Peter Hook chose to play his bass guitar more like a lead guitar on many tracks. Hook started to use a Shergold Marathon six stringed bass guitar on the Closer album, which allowed for a scale of higher notes to be played. He continued to use the Marathon with New Order, as well as a conventional Yamaha BB1200 four-stringed bass. His original bass, a Hondo Rickenbacker copy, was damaged after an altercation during a gig in Manchester in September 1979 (NB: some reports state that this bass was destroyed during this altercation, but the bass survived enough at least to be used on the band's January 1980 European Tour). Hook also performed backing vocals for the group and was the 'other voice' on the song "Interzone." On the tracks "Atrocity Exhibition" and "Sound of Music," Hook and Sumner swapped instruments so that Hook was playing electric guitar and Sumner bass guitar. The melodica was another instrument used by Joy Division during a select few recording sessions: briefly on "Decades" and quite predominantly on "In a Lonely Place," which only exists as a rehearsal recording (this recording can be heard in the "Heart and Soul" box set). New Order used the melodica a number of times and were said to have "inherited" it from Curtis, who purchased one after hearing it used by dub-reggae artist Augustus Pablo.

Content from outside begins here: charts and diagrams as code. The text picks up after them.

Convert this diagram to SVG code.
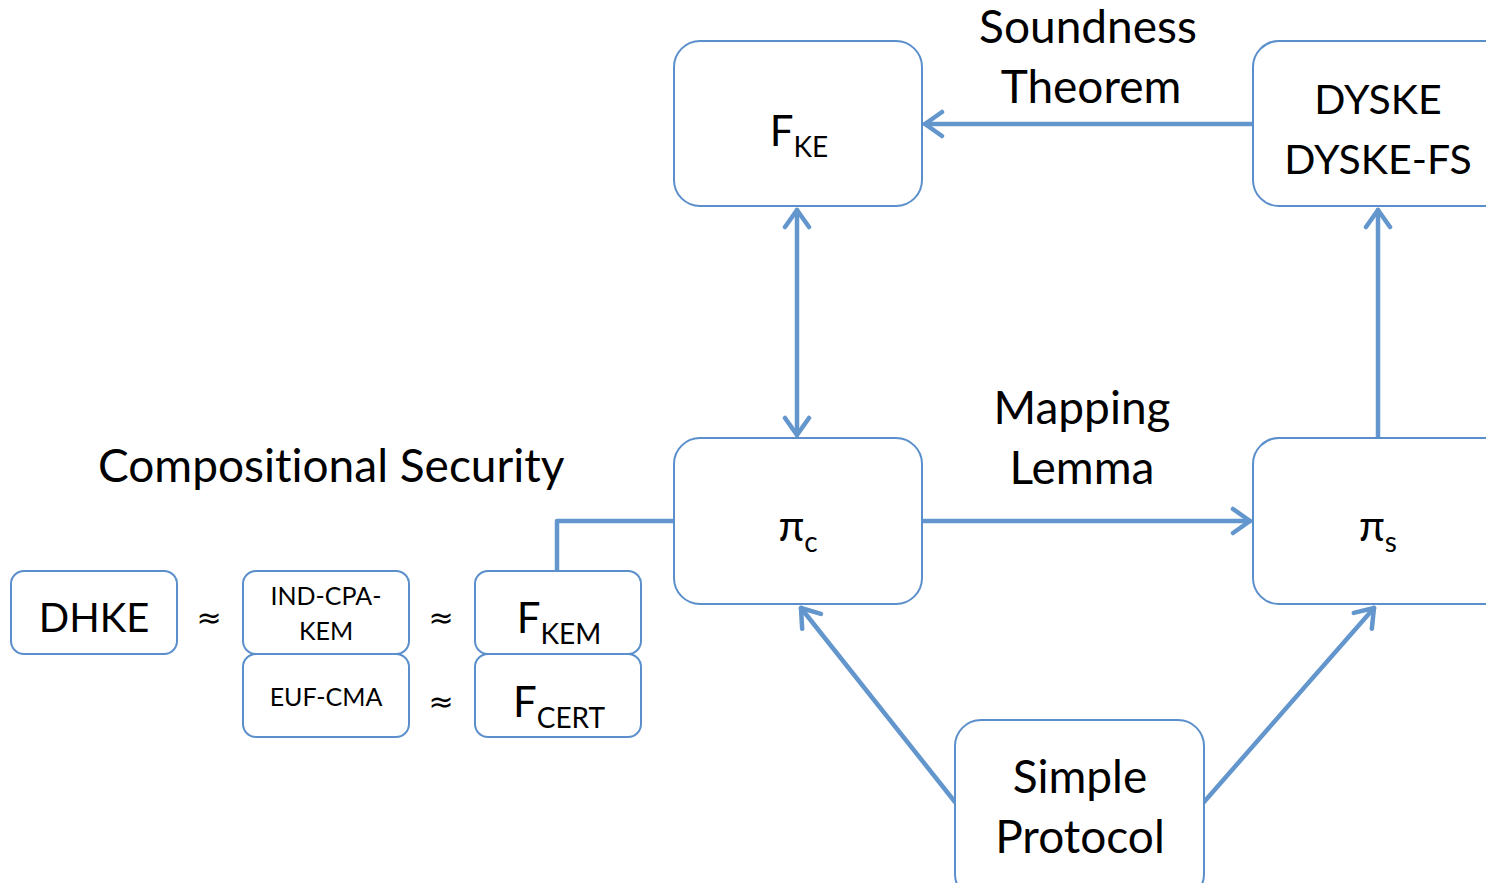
<svg xmlns="http://www.w3.org/2000/svg" width="1486" height="883" viewBox="0 0 1486 883">
<style>
.box{fill:#fff;stroke:#5b8fcb;stroke-width:2}
.t{font-family:Lato,"Liberation Sans",sans-serif;fill:#000;font-variant-ligatures:none;font-feature-settings:"liga" 0,"clig" 0,"dlig" 0,"calt" 0}
.big{font-size:42px}
.lbl{font-size:46px}
.sm{font-size:25px}
.ap{font-family:"DejaVu Sans",sans-serif;font-size:30px;fill:#000}
.con{fill:none;stroke:#6396cc;stroke-width:4.5;stroke-linecap:round;stroke-linejoin:round}
</style>
<defs>
<marker id="ah" markerUnits="userSpaceOnUse" markerWidth="40" markerHeight="40" viewBox="-20 -20 40 40" refX="0" refY="0" orient="auto-start-reverse">
<path d="M-17,-12 L0,0 L-17,12" fill="none" stroke="#6396cc" stroke-width="4.5" stroke-linecap="round" stroke-linejoin="round"/>
</marker>
</defs>
<rect width="1486" height="883" fill="#fff"/>
<g id="connectors">
<line class="con" x1="1253" y1="124" x2="925" y2="124" marker-end="url(#ah)"/>
<line class="con" x1="797" y1="210" x2="797" y2="435" marker-start="url(#ah)" marker-end="url(#ah)"/>
<line class="con" x1="922" y1="521" x2="1250" y2="521" marker-end="url(#ah)"/>
<line class="con" x1="1378" y1="438" x2="1378" y2="210" marker-end="url(#ah)"/>
<line class="con" x1="955" y1="802" x2="801" y2="608" marker-end="url(#ah)"/>
<line class="con" x1="1204" y1="802" x2="1374" y2="608" marker-end="url(#ah)"/>
<polyline class="con" points="557,571 557,521 674,521" style="stroke-linecap:butt"/>
</g>
<g id="label-soundness">
<text class="t lbl" x="1088" y="43" text-anchor="middle">Soundness</text>
<text class="t lbl" x="1091" y="103" text-anchor="middle">Theorem</text>
</g>
<g id="label-mapping">
<text class="t lbl" x="1082" y="424" text-anchor="middle">Mapping</text>
<text class="t lbl" x="1082" y="484" text-anchor="middle">Lemma</text>
</g>
<g id="label-compositional">
<text class="t lbl" x="98" y="482">Compositional Security</text>
</g>
<g id="node-fke">
<rect class="box" x="674" y="41" width="248" height="165" rx="26"/>
<text class="t big" x="799" y="146" text-anchor="middle">F<tspan font-size="28" dy="11">KE</tspan></text>
</g>
<g id="node-dyske">
<rect class="box" x="1253" y="41" width="260" height="165" rx="26"/>
<text class="t" font-size="41" x="1378" y="114" text-anchor="middle">DYSKE</text>
<text class="t" font-size="41" x="1378" y="174" text-anchor="middle">DYSKE-FS</text>
</g>
<g id="node-pic">
<rect class="box" x="674" y="438" width="248" height="166" rx="26"/>
<text class="t big" x="798" y="541" text-anchor="middle">π<tspan font-size="28" dy="11">c</tspan></text>
</g>
<g id="node-pis">
<rect class="box" x="1253" y="438" width="260" height="166" rx="26"/>
<text class="t big" x="1378" y="541" text-anchor="middle">π<tspan font-size="28" dy="11">s</tspan></text>
</g>
<g id="node-simple">
<rect class="box" x="955" y="720" width="249" height="180" rx="26"/>
<text class="t lbl" x="1080" y="793" text-anchor="middle">Simple</text>
<text class="t lbl" x="1080" y="853" text-anchor="middle">Protocol</text>
</g>
<g id="node-dhke">
<rect class="box" x="11" y="571" width="166" height="83" rx="13"/>
<text class="t" font-size="40" x="94" y="632" text-anchor="middle">DHKE</text>
</g>
<g id="node-indcpa">
<rect class="box" x="243" y="571" width="166" height="83" rx="13"/>
<text class="t sm" x="326" y="605" text-anchor="middle">IND-CPA-</text>
<text class="t sm" x="326" y="640" text-anchor="middle">KEM</text>
</g>
<g id="node-eufcma">
<rect class="box" x="243" y="654" width="166" height="83" rx="13"/>
<text class="t sm" x="326" y="706" text-anchor="middle">EUF-CMA</text>
</g>
<g id="node-fkem">
<rect class="box" x="475" y="571" width="166" height="83" rx="13"/>
<text class="t big" x="559" y="633" text-anchor="middle">F<tspan font-size="28" dy="11">KEM</tspan></text>
</g>
<g id="node-fcert">
<rect class="box" x="475" y="654" width="166" height="83" rx="13"/>
<text class="t big" x="559" y="717" text-anchor="middle">F<tspan font-size="28" dy="11">CERT</tspan></text>
</g>
<g id="approx">
<text class="ap" x="209" y="628" text-anchor="middle">≈</text>
<text class="ap" x="441" y="628" text-anchor="middle">≈</text>
<text class="ap" x="441" y="712" text-anchor="middle">≈</text>
</g>
</svg>
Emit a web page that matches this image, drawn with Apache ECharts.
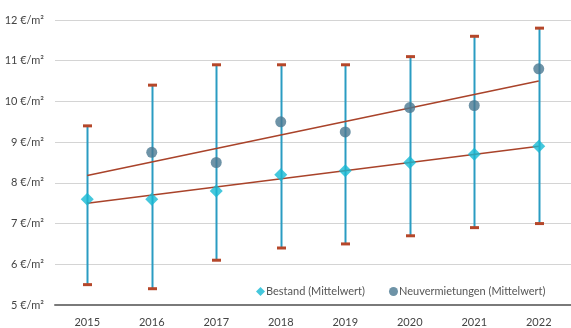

Morris used an extensive drum kit to allow a great range of rolls, rhythm shifts and beats. Morris was an active drummer, especially on tracks such as "She's Lost Control" and "Transmission" where the insistent beat fueled Curtis' gyrations. Morris also used Simmonds and Synare electronic drumpads and a BOSS DR-55 drum machine on some songs ("Insight," "She's Lost Control," "Isolation," "Decades") in combination with conventional drums to broaden the tonal palette.